Many pages never even make it into Googles index of websites.

Google penalties and indexed websites

“GOOGLE CHOOSES THE SITES AND PAGES THAT IT CONSIDERS TO BE GOOD QUALITY AND RANKS THEM IN ITS SERP LISTINGS”

Google has core algorithms and supplemental algo’s that filter what they consider to be low quality sites and content from their listings.

At its heart, Google is trying to provide useful, high quality results that people will get value from. To do this, they try to remove everything that they consider less than ideal. If you don’t appear in the number one spot when you search for your exact URL (www.myurl.com) then Google doesn’t like you.

There are many Google penalties & ways for Google not to like you, these are their favourites;

1.Content Quality

Does your content read well? Is it grammatically correct? Is it punctuated, formatted and laid out to be easy to read? Google can gauge the reading age of your text and will reward or punish you accordingly.

2. Duplicate Content

If you just republish other peoples content then your site will not rank well. Google really dislikes duplication of content, regardless of how good the content quality is. If you want to mention other authority content, you should link to it instead of copy and paste.

3. Load Speed

Google has a simple yes/no filter to manage page load speed. They don’t include slow loading websites in their index, because slow sites irritate people and most users don’t wait for long before hitting the back button.

4. Bounce Rate

Google use bounce rate to assess your content quality.
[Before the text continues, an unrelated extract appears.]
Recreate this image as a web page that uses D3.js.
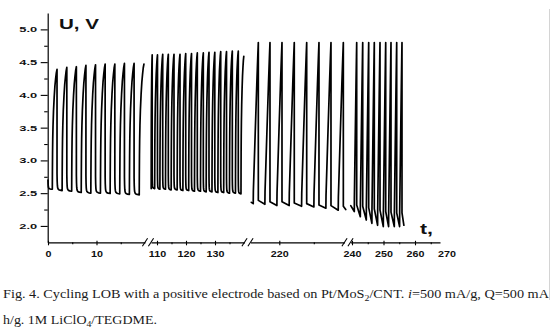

If your visitors don’t like what they see and click on the back button then Google will conclude that your content isn’t ideal for that search term of keyword, and will demote you in their results.

5. Time on Site

The time that your visitors spend reading your pages is an important metric, again used to gauge the relevance of your content to the search term of phrase you were found for.

6. Mobile Friendly Compatibility

Over 50% of searches are carried out on mobile phones and tablets. If your site doesn’t comply with Googles expectations of mobile friendliness, you won’t appear in their search listings carried out on mobile devices. This will instantly cut the volume of potential visitors in half, limiting your sales and profitability.

7. Off Page SEO

Otherwise known as link building or backlinks, off-page SEO is a vital ‘popularity’ metric that Google, Bing and Yahoo use to measure your online authority, trust and popularity.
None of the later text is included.